Qu’est-ce qui relie les gens au-delà des frontières nationales, culturelles et religieuses ?
« Ce lien se manifeste dans la vie quotidienne. Ne pas parler la langue crée une barrière; la parler ouvre un autre regard sur l’autre. Ce qui nous unit, c’est la confiance. Elle est essentielle dans toutes les relations humaines, y compris professionnelles. Ce besoin de confiance est universel. »
De l’importance de l’estime sincère
Comment instaurer ou renforcer cette confiance ?
« Par une estime sincère. Je me souviens, au début de mon apprentissage du chinois, on m’a donné un vélo rouillé que je pensais irréparable.
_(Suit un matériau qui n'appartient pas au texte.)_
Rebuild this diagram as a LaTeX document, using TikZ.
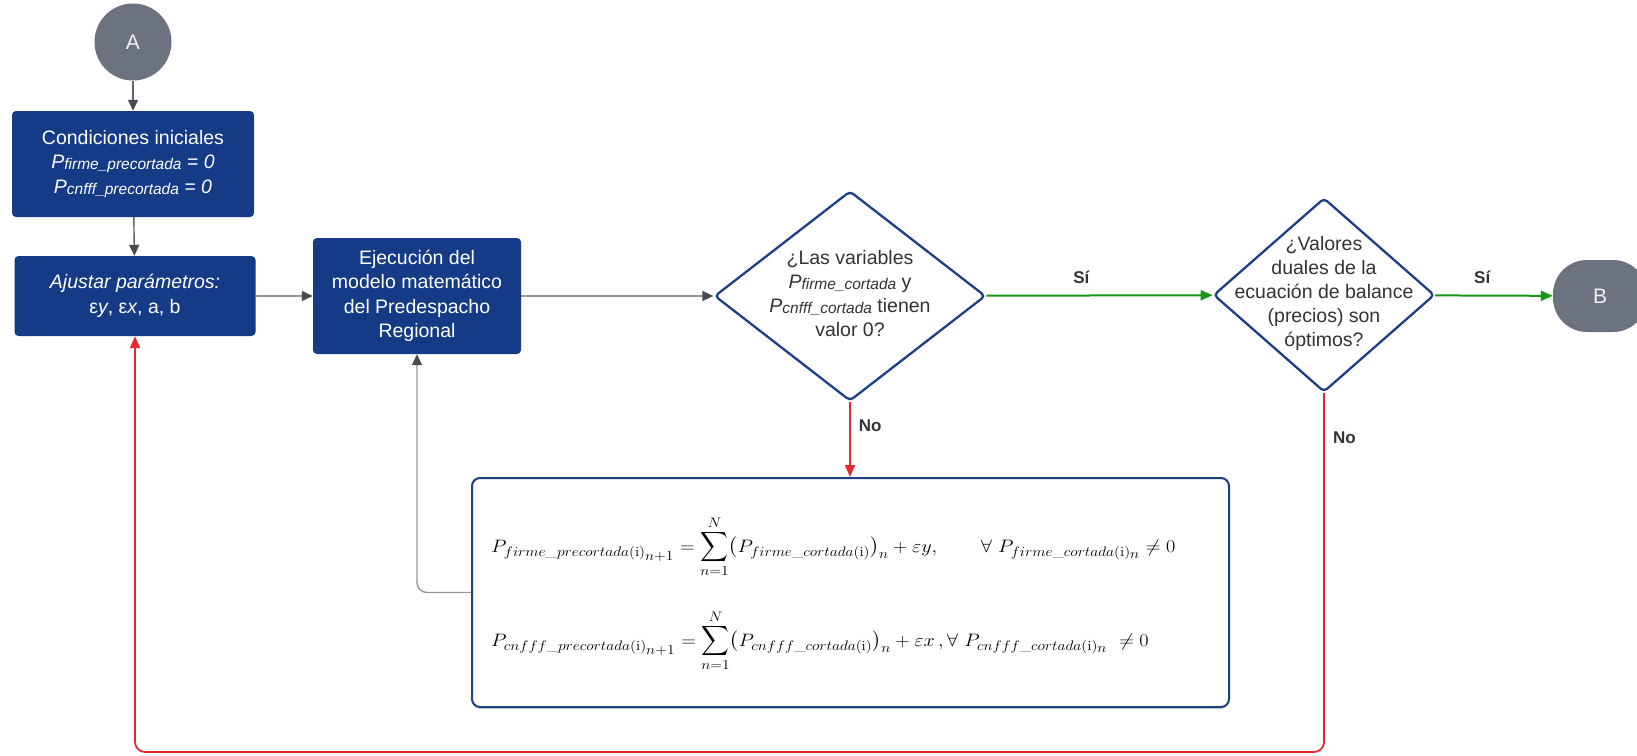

Or, au coin de la rue, un réparateur me l’a remis en état en quelques secondes, sans aucun problème.
Les gens perçoivent rapidement si vous arrivez avec arrogance. Dès le départ, j’ai eu beaucoup d’estime pour la culture chinoise. On apprend partout: pas seulement à l’université. Mais savons-nous vraiment écouter ? »
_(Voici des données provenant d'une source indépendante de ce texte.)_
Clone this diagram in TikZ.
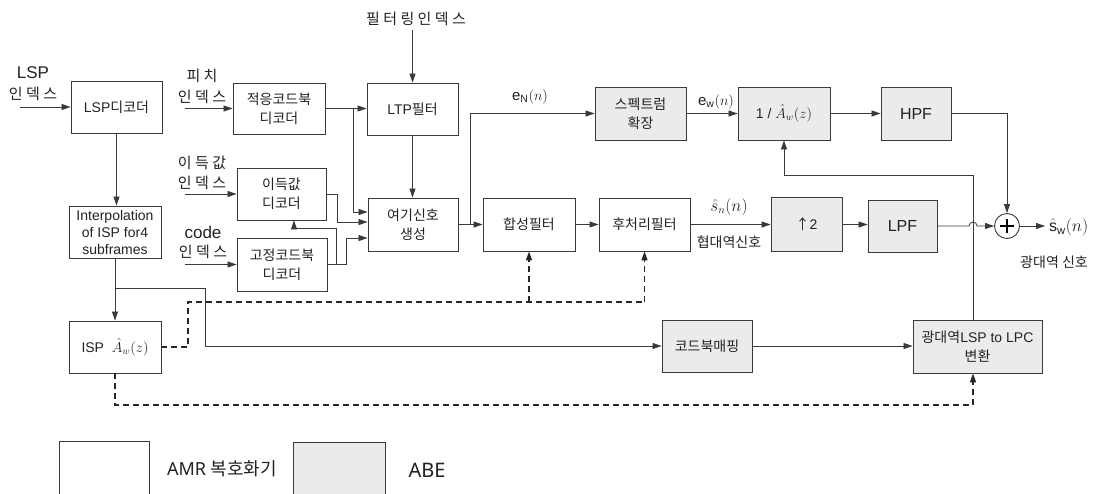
\documentclass[tikz,border=0pt]{standalone}
\usepackage{fontspec}
\setmainfont{Liberation Sans}
\newfontfamily\kr{Noto Sans CJK KR}
\newfontfamily\nsans{Noto Sans}
\usetikzlibrary{arrows.meta}
\definecolor{linec}{HTML}{3A3A3A}
\definecolor{abefill}{HTML}{EBEBEB}
\definecolor{txt}{HTML}{222222}
\tikzset{
  wbox/.style={draw=linec, line width=0.9pt, fill=white, text=txt, align=center, inner sep=1pt,
    font=\fontsize{14}{19}\selectfont},
  kbox/.style={wbox, font=\kr\fontsize{14}{19}\selectfont},
  gbox/.style={wbox, fill=abefill},
  gkbox/.style={kbox, fill=abefill},
  arr/.style={draw=linec, line width=0.8pt, -{Triangle[length=9pt,width=6pt]}},
  dtip/.style={-{Triangle[length=9pt,width=6pt]}},
  dsh/.style={draw=black!85, line width=1.5pt, dash pattern=on 6pt off 4pt},
  lbl/.style={text=txt, inner sep=0pt, font=\fontsize{16}{19}\selectfont},
  klbl/.style={lbl, font=\kr\fontsize{15}{19}\selectfont},
}
\begin{document}
\begin{tikzpicture}[x=1pt,y=-1pt]
\clip (0,0) rectangle (1097,493);
\fill[white] (0,0) rectangle (1097,493);

% ---------- decoder (white) boxes ----------
\node[wbox, minimum width=91, minimum height=52] (lspdec) at (116.5,107) {LSP{\kr 디코더}};
\node[wbox, minimum width=92, minimum height=52, font=\fontsize{14}{17}\selectfont] (interp) at (115,232) {Interpolation\\of ISP for4\\subframes};
\node[wbox, minimum width=92, minimum height=52] (isp) at (115,347) {ISP\; $\hat{A}_w(z)$};
\node[kbox, minimum width=92, minimum height=51] (adapt) at (279,108.5) {적응코드북\\디코더};
\node[kbox, minimum width=89, minimum height=52] (gain) at (281.5,194) {이득값\\디코더};
\node[kbox, minimum width=90, minimum height=53] (fixed) at (282,264.5) {고정코드북\\디코더};
\node[wbox, minimum width=91, minimum height=52] (ltp) at (412.5,109) {LTP{\kr 필터}};
\node[kbox, minimum width=90, minimum height=53] (exc) at (413,224.5) {여기신호\\생성};
\node[kbox, minimum width=92, minimum height=53] (synth) at (529,224.5) {합성필터};
\node[kbox, minimum width=91, minimum height=53] (post) at (644.5,224.5) {후처리필터};

% ---------- ABE (gray) boxes ----------
\node[gkbox, minimum width=91, minimum height=53] (spec) at (640.5,113.5) {스펙트럼\\확장};
\node[gbox, minimum width=92, minimum height=53] (inva) at (784,113.5) {1 / $\hat{A}_w(z)$};
\node[gbox, minimum width=70, minimum height=53, font=\fontsize{16}{19}\selectfont] (hpf) at (916,113.5) {HPF};
\node[gbox, minimum width=71, minimum height=54] (up2) at (806.5,224.5) {{\kr ↑}2};
\node[gbox, minimum width=69, minimum height=52, font=\fontsize{16}{19}\selectfont] (lpf) at (902.5,226) {LPF};
\node[gkbox, minimum width=90, minimum height=52] (cbmap) at (707,346) {코드북매핑};
\node[gbox, minimum width=129, minimum height=53] (wlsp) at (977.5,346.5) {{\kr 광대역}LSP to LPC\\{\kr 변환}};
\node[draw=linec, line width=0.9pt, fill=white, circle, minimum size=25, inner sep=0pt] (sum) at (1007,226) {};
\draw[line width=2.4pt, black] ([xshift=-7]sum.center) -- ([xshift=7]sum.center);
\draw[line width=2.4pt, black] ([yshift=-7]sum.center) -- ([yshift=7]sum.center);

% ---------- input labels ----------
\node[lbl, font=\fontsize{17}{19}\selectfont] (llsp) at (33,73) {LSP};
\node[klbl] (llspi) at (33,94) {인 덱 스};
\node[klbl] (lpit) at (202,76) {피 치};
\node[klbl] (lpiti) at (202,97) {인 덱 스};
\node[klbl] (lgain) at (202,163) {이 득 값};
\node[klbl] (lgaini) at (202,183) {인 덱 스};
\node[lbl, font=\fontsize{17}{19}\selectfont] (lcode) at (203,232) {code};
\node[klbl] (lcodei) at (203,252) {인 덱 스};
\node[klbl] (lfilt) at (416,19) {필 터 링 인 덱 스};

\coordinate (lspin) at (20,107);
\coordinate (pitin) at (185,108.5);
\coordinate (gainin) at (185,194);
\coordinate (codein) at (185,264.5);
\coordinate (filtin) at (412.5,30);

% ---------- connectors ----------
\draw[arr] (lspin) -- (lspdec.west);
\draw[arr] (lspdec.south) -- (lspdec.south |- interp.north);
\draw[arr] (interp.south) -- (isp.north);
\coordinate (br1) at (115,288);
\draw[arr] (br1) -- (205,288) -- (205,346) -- (cbmap.west);
\draw[arr] (cbmap.east) -- (cbmap.east -| wlsp.west);

\draw[arr] (pitin) -- (adapt.west);
\draw[arr] (adapt.east) -- (adapt.east -| ltp.west);
\draw[arr] (353,108.5) |- ([yshift=12.5]exc.west);
\draw[arr] (filtin) -- (ltp.north);
\draw[arr] (ltp.south) -- (ltp.south |- exc.north);
\draw[arr] (gainin) -- (gain.west);
\draw[arr] (gain.east) -- (337,194) |- ([yshift=2.5]exc.west);
\draw[arr] (codein) -- (fixed.west);
\draw[arr] (fixed.east) -- (346,264.5) |- ([yshift=-13.5]exc.west);
\draw[arr] (336,264.5) -- (336,228) -| ([xshift=12.5]gain.south);

\draw[arr] (exc.east) -- (synth.west);
\draw[arr] (470,224.5) |- (spec.west);
\draw[arr] (synth.east) -- (post.west);
\draw[arr] (post.east) -- (post.east -| up2.west);
\draw[arr] (spec.east) -- (inva.west);
\draw[arr] (inva.east) -- (hpf.west);
\draw[arr] (hpf.east) -| (sum.north);
\draw[arr] (up2.east) -- (up2.east -| lpf.west);
\draw[arr] (lpf.east) -- (969,226) arc[start angle=180, end angle=360, radius=4] -- (sum.west);
\coordinate (sout) at (1045,226);
\draw[arr] (sum.east) -- (sout);
\draw[arr] ([xshift=-4.5]wlsp.north) |- (784,175) -- (inva.south);

% dashed control lines
\coordinate (dA) at (529,302);
\coordinate (dB) at (644.5,302);
\draw[dsh] (isp.east) -- (188,347) -- (188,302) -- (dB);
\draw[dsh, dtip] (dB) -- (post.south);
\draw[dsh, dtip] (dA) -- (synth.south);
\draw[dsh, dtip] (isp.south) -- (115,405) -| ([xshift=-4.5]wlsp.south);

% signal labels
\node[lbl, font=\fontsize{15}{18}\selectfont] (leN) at (530,97) {$\mathrm{e}_{\mathrm{N}}(n)$};
\node[lbl, font=\fontsize{15}{18}\selectfont] (lew) at (716,102) {$\mathrm{e}_{\mathrm{w}}(n)$};
\node[lbl, font=\fontsize{16}{18}\selectfont] (lsn) at (729,207) {$\hat{s}_{n}(n)$};
\node[lbl, font=\kr\fontsize{14}{18}\selectfont] (lnb) at (729,242) {협대역신호};
\node[lbl, font=\fontsize{16}{18}\selectfont, anchor=west] (lsw) at (1049,227) {$\hat{\mathrm{s}}_{\mathrm{w}}(n)$};
\node[lbl, font=\kr\fontsize{14}{18}\selectfont] (lwb) at (1054,262) {광대역 신호};

% legend
\draw[draw=linec, line width=0.9pt, fill=white] (59,500) -- (59,441) -- (149,441) -- (149,500);
\draw[draw=linec, line width=0.9pt, fill=abefill] (293,500) -- (293,442) -- (385,442) -- (385,500);
\node[lbl, font=\nsans\fontsize{18}{20}\selectfont] (lamr) at (222,469) {AMR {\kr 복호화기}};
\node[lbl, font=\nsans\fontsize{20}{22}\selectfont] (labe) at (427,470) {ABE};
\end{tikzpicture}
\end{document}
“Chercher dans les conflits commerciaux une voie commune”
Voyez-vous des signes d’espoir pour un retour à plus de coopération ?
« Je ne prône pas un optimisme naïf. Le cloisonnement actuel et les politiques tarifaires vont dans le mauvais sens. Mon rôle est d'engager le dialogue avec mes étudiants à l'université et dans les écoles de commerce et de trouver des arguments – non pas sur le plan personnel, mais structurel – pour expliquer pourquoi nous devons trouver une voie commune malgré toutes nos différences.
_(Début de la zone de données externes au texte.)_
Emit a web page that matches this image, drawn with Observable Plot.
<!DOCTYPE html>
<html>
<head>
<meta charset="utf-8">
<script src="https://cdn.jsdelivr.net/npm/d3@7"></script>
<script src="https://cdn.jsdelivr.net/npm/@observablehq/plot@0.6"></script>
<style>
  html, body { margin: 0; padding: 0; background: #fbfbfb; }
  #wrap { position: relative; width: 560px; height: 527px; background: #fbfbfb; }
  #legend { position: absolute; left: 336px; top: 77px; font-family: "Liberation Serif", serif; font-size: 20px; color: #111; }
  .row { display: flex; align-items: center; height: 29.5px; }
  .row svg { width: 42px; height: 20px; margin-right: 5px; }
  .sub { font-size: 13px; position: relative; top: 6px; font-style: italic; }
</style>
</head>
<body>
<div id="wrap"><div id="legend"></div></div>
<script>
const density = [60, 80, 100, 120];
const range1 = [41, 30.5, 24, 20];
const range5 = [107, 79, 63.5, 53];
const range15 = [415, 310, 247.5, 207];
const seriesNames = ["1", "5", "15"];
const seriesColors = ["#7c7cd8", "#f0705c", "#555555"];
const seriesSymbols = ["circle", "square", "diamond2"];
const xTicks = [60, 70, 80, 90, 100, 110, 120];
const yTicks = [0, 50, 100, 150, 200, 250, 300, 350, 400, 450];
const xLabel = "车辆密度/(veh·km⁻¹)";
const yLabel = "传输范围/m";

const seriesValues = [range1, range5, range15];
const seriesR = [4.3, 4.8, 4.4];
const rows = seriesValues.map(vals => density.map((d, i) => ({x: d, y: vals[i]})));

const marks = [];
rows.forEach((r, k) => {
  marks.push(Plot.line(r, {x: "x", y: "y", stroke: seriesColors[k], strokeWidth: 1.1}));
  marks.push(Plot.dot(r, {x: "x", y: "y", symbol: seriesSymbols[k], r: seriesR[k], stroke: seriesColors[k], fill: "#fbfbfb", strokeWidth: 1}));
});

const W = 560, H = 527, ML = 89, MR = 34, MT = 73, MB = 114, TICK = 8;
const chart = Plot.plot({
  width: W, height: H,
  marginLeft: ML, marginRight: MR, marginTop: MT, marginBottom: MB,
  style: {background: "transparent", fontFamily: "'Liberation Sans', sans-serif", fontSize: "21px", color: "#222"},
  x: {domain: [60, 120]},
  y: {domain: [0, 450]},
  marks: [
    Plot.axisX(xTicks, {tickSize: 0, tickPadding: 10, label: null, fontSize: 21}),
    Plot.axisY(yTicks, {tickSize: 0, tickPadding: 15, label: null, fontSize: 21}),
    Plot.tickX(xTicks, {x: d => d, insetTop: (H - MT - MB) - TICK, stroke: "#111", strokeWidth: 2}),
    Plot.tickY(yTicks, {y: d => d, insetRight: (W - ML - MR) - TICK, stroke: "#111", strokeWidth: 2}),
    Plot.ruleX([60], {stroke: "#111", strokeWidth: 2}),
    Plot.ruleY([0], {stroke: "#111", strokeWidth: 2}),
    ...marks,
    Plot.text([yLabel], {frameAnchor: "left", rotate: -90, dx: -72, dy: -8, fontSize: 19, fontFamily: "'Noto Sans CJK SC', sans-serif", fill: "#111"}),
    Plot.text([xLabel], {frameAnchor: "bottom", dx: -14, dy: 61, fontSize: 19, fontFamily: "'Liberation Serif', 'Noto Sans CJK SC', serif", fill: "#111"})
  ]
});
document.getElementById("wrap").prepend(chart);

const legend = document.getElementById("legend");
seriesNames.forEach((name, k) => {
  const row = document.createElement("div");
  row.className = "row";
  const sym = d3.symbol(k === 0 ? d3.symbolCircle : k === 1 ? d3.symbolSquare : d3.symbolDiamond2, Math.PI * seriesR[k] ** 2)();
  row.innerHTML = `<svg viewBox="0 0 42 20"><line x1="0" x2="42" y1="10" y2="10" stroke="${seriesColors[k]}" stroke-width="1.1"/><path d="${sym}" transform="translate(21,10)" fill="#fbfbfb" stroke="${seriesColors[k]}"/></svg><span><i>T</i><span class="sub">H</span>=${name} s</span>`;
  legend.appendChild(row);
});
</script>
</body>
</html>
C’est là que j’entrevois l’espoir : dans la prise de conscience que le dialogue est possible, voire indispensable. Et si nous entrons dans une guerre commerciale, ce ne sont pas les élites qui en souffriront, mais les consommateurs lambdas, notamment américains. »
“L’éthique au cœur de l’économie”
Peut-on sortir de la logique du « toujours plus » en économie ?
« Il y a 40 ans déjà, on critiquait en Allemagne la foi aveugle dans la croissance. En Chine, cette croyance était encore très forte il y a 20 ans. Mais les conséquences sont visibles : pollution, inégalités… Aujourd’hui, on voit émerger une prise de conscience : cette logique n’est plus tenable. »
Cette conscience éthique progresse-t-elle vraiment en Chine ?
« Alors que les États-Unis, sous Trump, renoncent à leurs engagements en matière d'éthique environnementale, la Chine y voit une opportunité d'être perçue comme un partenaire sérieux dans ce domaine. Un changement de mentalité est en cours. En Chine, l'éthique économique est prise davantage au sérieux qu'en Europe.
Récemment, de nouvelles dispositions ont été prises pour intégrer davantage ce que l'on appelle « l'éthique appliquée » dans l'enseignement. Cela ne signifie pas que tout est parfait – le charbon reste un défi – mais l’évolution est réelle. Il est dans l'intérêt de la Chine que les entreprises chinoises soient perçues comme respectueuses de l'éthique économique, en particulier dans les pays où la législation n'est pas aussi stricte. »
“En Chines, les entreprises aussi motivées par autre chose que le profit”
Pourquoi certaines entreprises intègrent-elles davantage l’éthique ? Qu’est-ce qui les motive ?
« La maximisation du profit n’est plus une finalité suffisante. La guerre commerciale catastrophique actuelle montre les limites de cette logique.
Il faut des valeurs éthiques, mais pas seulement des lois : celles-ci peuvent être trop facilement contournées. La pression des consommateurs et des mouvements de consommateurs, tout comme les prix et distinctions récompensant les entreprises pour leur comportement éthique peuvent aussi jouer un rôle cet égard.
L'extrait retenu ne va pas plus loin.